HN is where I keep hearing the “50× more productive” claims the most. I’ve been reading 2024 annual reports and 2025 quarterlies to see whether any of this shows up on the other side of the hype.

So far, the only company making loud, concrete claims backed by audited financials is Klarna and once you dig in, their improved profitability lines up far more cleanly with layoffs, hiring freezes, business simplification, and a cyclical rebound than with Gen-AI magically multiplying output. AI helped support a smaller org that eliminated more complicated financial products that have edge cases, but it didn’t create a step-change in productivity.

If Gen-AI were making tech workers even 10× more productive at scale, you’d expect to see it reflected in revenue per employee, margins, or operating leverage across the sector.

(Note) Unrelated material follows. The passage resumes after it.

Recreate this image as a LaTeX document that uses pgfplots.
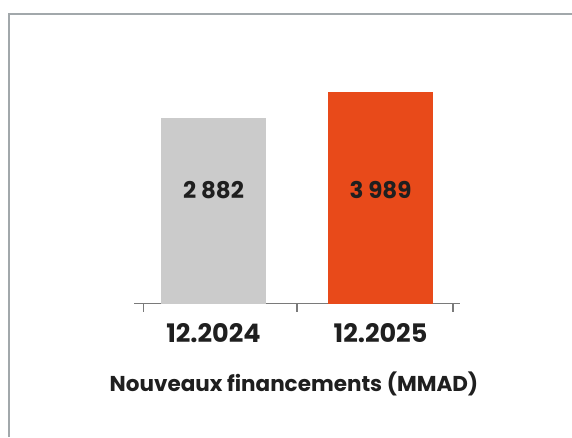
\documentclass[border=0pt]{standalone}
\usepackage{fontspec}
\setmainfont{Poppins}
\usepackage{pgfplots}
\pgfplotsset{compat=1.18}
\usepackage{pgfplotstable}
\definecolor{cFrame}{HTML}{A2A8AB}
\definecolor{cAxis}{HTML}{7A7A7A}
\definecolor{cGrey}{HTML}{CBCBCB}
\definecolor{cOrange}{HTML}{E84A1A}
\definecolor{cText}{HTML}{1F1F1F}

% values in MMAD; bars are drawn from a hidden baseline (offset) as in the original
\pgfplotstableread{
x v
0 2882
}\tblA
\pgfplotstableread{
x v
1 3989
}\tblB

\begin{document}
\begin{tikzpicture}
\useasboundingbox (0,0) rectangle (572pt,437pt);
\draw[cFrame, line width=2pt] (8.7pt,0) -- (8.7pt,423pt) -- (572pt,423pt);
\begin{axis}[
  anchor=south west, at={(134pt,133.5pt)},
  x=167pt, y=0.02349pt,
  xmin=-0.476, xmax=1.476, ymin=0, ymax=9500,
  axis y line=none, axis x line*=bottom,
  x axis line style={cAxis, line width=1.3pt, -},
  xtick={-0.418,0.5,1.434}, xticklabels={},
  major tick length=8pt, tick align=outside,
  tick style={cAxis, line width=1.3pt},
  extra x ticks={0,1}, extra x tick labels={12.2024,12.2025},
  extra x tick style={major tick length=0pt,
    tick label style={font=\fontsize{25.5}{30}\selectfont\bfseries, text=cText, yshift=-16pt}},
  xlabel={Nouveaux financements (MMAD)},
  xlabel style={font=\fontsize{21.5}{26}\selectfont\bfseries, text=cText, yshift=-15pt, xshift=-3pt},
  clip=false,
]
\addplot[ybar, bar width=105pt, fill=cGrey, draw=none] table[x=x, y expr=\thisrow{v}+5036] {\tblA};
\addplot[ybar, bar width=105pt, fill=cOrange, draw=none] table[x=x, y expr=\thisrow{v}+5036] {\tblB};
% value labels, set at one height inside the bars
\addplot[draw=none, mark=none, point meta=explicit symbolic,
  nodes near coords, nodes near coords align=center,
  nodes near coords style={font=\fontsize{23}{27}\selectfont\bfseries, text=cText}]
  coordinates {(0,4832)[2 882] (1,4832)[3 989]};
\end{axis}
\end{tikzpicture}
\end{document}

We’re just not seeing that yet.

  • I have friends who make such 50x productivity claims. They are correct if we define productivity as creating untested apps and games and their features that will never ship --- or be purchased, even if they were to ship. Thus, “productivity” has become just another point of contention.

    • 100% agree. There are far more half-baked, incomplete "products" and projects out there now that it is easier to generate code. Generously, that doesn't necessarily equate to productivity.

      I've agree with the fact that the last 10% of a project is the hardest part, and that's the part that Gen-AI sucks at (hell, maybe the 30%).

  • > If Gen-AI were making tech workers even 10× more productive at scale, you’d expect to see it reflected in revenue per employee, margins, or operating leverage across the sector.

    If we’re even just talking a 2x multiplier, it should show up in some externally verifiable numbers.

    • I agree, and we might be seeing this but there is so much noise, so many other factors, and we're in the midst of capital re-asserting control after a temporary loss of leverage which might also be part of a productivity boost (people are scared so they are working harder).

      The issue is that I'm not a professional financial analyst and I can't spend all day on comps so I can't tell through the noise yet if we're seeing even 2x related to AI.

      But, if we're seeing 10x, I'd be finding it in the financials. Hell, a blind squirrel would, and it's simply not there.